Ok, it sounds like you may have a problematic installation. Sometimes there are circumstances where the sun shines on the side of the building and builds up a lot of heat in the organ chambers, or some other kind of unusual circumstance. I would guess that window fans might help in a situation like that. However, I would ask your organist about the openings that you would like to be closed, as they may be openings into swell chambers, which do need to be open for circulation.

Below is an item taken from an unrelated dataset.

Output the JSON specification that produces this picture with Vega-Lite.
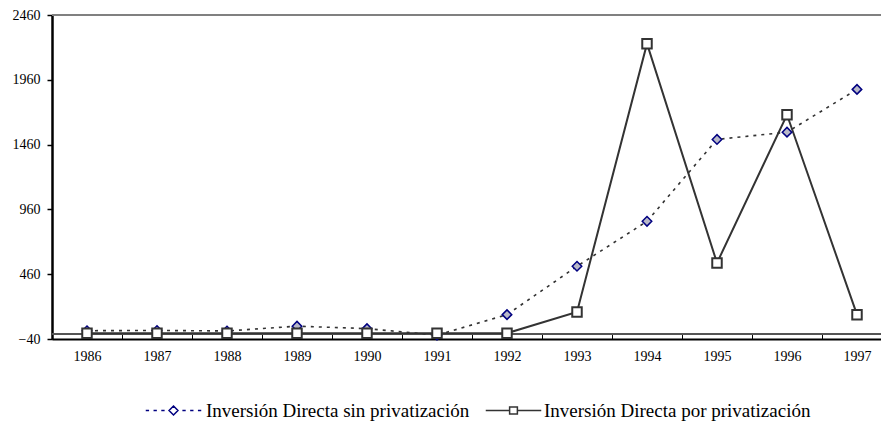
{
  "$schema": "https://vega.github.io/schema/vega-lite/v6.json",
  "autosize": {"type": "none"},
  "padding": {"left": 52, "top": 15, "right": 0, "bottom": 82},
  "width": 829,
  "height": 324,
  "background": "white",
  "config": {
    "view": {"stroke": null},
    "font": "Liberation Serif",
    "axis": {"labelFont": "Liberation Serif", "labelColor": "#000", "titleFont": "Liberation Serif"},
    "legend": {"labelFont": "Liberation Serif"}
  },
  "data": {
    "values": [
      {"year": "1986", "serie": "Inversión Directa sin privatización", "value": 24},
      {"year": "1987", "serie": "Inversión Directa sin privatización", "value": 26},
      {"year": "1988", "serie": "Inversión Directa sin privatización", "value": 22},
      {"year": "1989", "serie": "Inversión Directa sin privatización", "value": 59},
      {"year": "1990", "serie": "Inversión Directa sin privatización", "value": 40},
      {"year": "1991", "serie": "Inversión Directa sin privatización", "value": -10},
      {"year": "1992", "serie": "Inversión Directa sin privatización", "value": 148},
      {"year": "1993", "serie": "Inversión Directa sin privatización", "value": 521},
      {"year": "1994", "serie": "Inversión Directa sin privatización", "value": 868},
      {"year": "1995", "serie": "Inversión Directa sin privatización", "value": 1500},
      {"year": "1996", "serie": "Inversión Directa sin privatización", "value": 1556},
      {"year": "1997", "serie": "Inversión Directa sin privatización", "value": 1886},
      {"year": "1986", "serie": "Inversión Directa por privatización", "value": 4},
      {"year": "1987", "serie": "Inversión Directa por privatización", "value": 4},
      {"year": "1988", "serie": "Inversión Directa por privatización", "value": 4},
      {"year": "1989", "serie": "Inversión Directa por privatización", "value": 4},
      {"year": "1990", "serie": "Inversión Directa por privatización", "value": 4},
      {"year": "1991", "serie": "Inversión Directa por privatización", "value": 4},
      {"year": "1992", "serie": "Inversión Directa por privatización", "value": 5},
      {"year": "1993", "serie": "Inversión Directa por privatización", "value": 169},
      {"year": "1994", "serie": "Inversión Directa por privatización", "value": 2239},
      {"year": "1995", "serie": "Inversión Directa por privatización", "value": 547},
      {"year": "1996", "serie": "Inversión Directa por privatización", "value": 1690},
      {"year": "1997", "serie": "Inversión Directa por privatización", "value": 148}
    ]
  },
  "encoding": {
    "x": {
      "field": "year", "type": "ordinal",
      "scale": {"type": "band", "range": [0, 840], "paddingInner": 0, "paddingOuter": 0},
      "axis": {
        "title": null, "labelAngle": 0, "labelFontSize": 14, "labelPadding": 15,
        "tickBand": "extent", "tickSize": -5, "tickColor": "#000", "tickWidth": 1,
        "domainColor": "#000", "domainWidth": 2, "grid": false
      }
    },
    "y": {
      "field": "value", "type": "quantitative",
      "scale": {"domain": [-40, 2460], "nice": false, "zero": false},
      "axis": {
        "title": null, "values": [-40, 460, 960, 1460, 1960, 2460], "format": "d", "grid": false,
        "labelFontSize": 14, "labelPadding": 7, "tickSize": 5, "tickColor": "#000", "tickWidth": 1.5,
        "domainColor": "#000", "domainWidth": 2.5
      }
    }
  },
  "resolve": {"scale": {"shape": "independent"}},
  "layer": [
    {
      "mark": {"type": "rule", "color": "#808080", "strokeWidth": 2},
      "encoding": {"y": {"datum": 2460}, "x": null}
    },
    {
      "mark": {"type": "rule", "color": "#555", "strokeWidth": 1.5},
      "encoding": {"y": {"datum": 0}, "x": null}
    },
    {
      "transform": [{"filter": "datum.serie == 'Inversión Directa sin privatización'"}],
      "mark": {"type": "line", "color": "#333", "strokeWidth": 1.6, "strokeDash": [3, 5]}
    },
    {
      "transform": [{"filter": "datum.serie == 'Inversión Directa por privatización'"}],
      "mark": {"type": "line", "color": "#333", "strokeWidth": 2}
    },
    {
      "mark": {"type": "point", "filled": false, "opacity": 1, "size": 90},
      "encoding": {
        "shape": {
          "field": "serie", "type": "nominal", "legend": null,
          "scale": {"domain": ["Inversión Directa sin privatización", "Inversión Directa por privatización"], "range": ["diamond", "square"]}
        },
        "fill": {
          "field": "serie", "type": "nominal", "legend": null,
          "scale": {"domain": ["Inversión Directa sin privatización", "Inversión Directa por privatización"], "range": ["#b8b8c8", "#ffffff"]}
        },
        "stroke": {
          "field": "serie", "type": "nominal", "legend": null,
          "scale": {"domain": ["Inversión Directa sin privatización", "Inversión Directa por privatización"], "range": ["#000080", "#333333"]}
        },
        "strokeWidth": {
          "field": "serie", "type": "nominal", "legend": null,
          "scale": {"domain": ["Inversión Directa sin privatización", "Inversión Directa por privatización"], "range": [1.5, 2]}
        },
        "order": {"field": "serie", "sort": "descending"}
      }
    },
    {
      "transform": [{"filter": "datum.serie == 'Inversión Directa sin privatización'"}],
      "mark": {"type": "point", "filled": false, "opacity": 1, "size": 0, "color": "#000080"},
      "encoding": {
        "shape": {
          "field": "serie", "type": "nominal",
          "scale": {
            "domain": ["Inversión Directa sin privatización"],
            "range": ["M-1,0H-0.88M-0.72,0H-0.6M-0.44,0H-0.32M0.32,0H0.44M0.6,0H0.72M0.88,0H1M0,-0.16L0.16,0L0,0.16L-0.16,0Z"]
          },
          "legend": {
            "title": null, "orient": "none", "legendX": 93, "legendY": 367,
            "symbolSize": 3080, "labelFontSize": 19, "labelFont": "Liberation Serif", "labelColor": "#000",
            "labelOffset": 4, "labelLimit": 0,
            "symbolOpacity": 1, "symbolStrokeWidth": 1.5, "symbolFillColor": "#b8b8c8",
            "encode": {"symbols": {"update": {"fill": {"value": "#b8b8c8"}}}}
          }
        }
      }
    },
    {
      "transform": [{"filter": "datum.serie == 'Inversión Directa por privatización'"}],
      "mark": {"type": "point", "filled": false, "opacity": 1, "size": 0, "color": "#333333"},
      "encoding": {
        "shape": {
          "field": "serie", "type": "nominal",
          "scale": {
            "domain": ["Inversión Directa por privatización"],
            "range": ["M-1,0H-0.14M0.14,0H1M-0.14,-0.13H0.14V0.13H-0.14Z"]
          },
          "legend": {
            "title": null, "orient": "none", "legendX": 433, "legendY": 367,
            "symbolSize": 3080, "labelFontSize": 19, "labelFont": "Liberation Serif", "labelColor": "#000",
            "labelOffset": 2, "labelLimit": 0,
            "symbolOpacity": 1, "symbolStrokeWidth": 1.5
          }
        }
      }
    }
  ]
}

If your instrument is as I am visualizing it, the screens (are they behind a set of facade, or "show" pipes? Or are the pipes completely hidden?) are a decorative part of the organ facade design. Organ pipes are not normally completely enclosed in airtight boxes except in rare instances. Normally the boxes which enclose pipes have venetian shutters on the front which allow them to be opened or closed by the organist in order to regulate the volume of sound speaking into the room. These are the shutters that I'm referring to that should be left open when the organ is not being played.
Normally the air flow through an instrument is as it is. I'm not an organ builder or an organ technician really other than the bits and pieces of information I've learned from organ builder friends, but I'll say again I've not heard of an organ with window fans in it, though that doesn't mean it never happens. It would seem to me that even if it's very hot in the organ chambers, as long as this heat is consistent, the tuning would not be a problem. I've been inside organ chambers that were stifling as the pipes were tuned. As long as the temperature returned to that stifling heat in the chambers, the tuning was ok. However, if there's a problem with the sun at certain times of the day or something else that makes the temperature wildly inconsistent, then it would be a problem. Consistency is the most important thing about temperature and tuning.
Does this help some? Perhaps a sketch or picture would be helpful to see if your situation is unusual.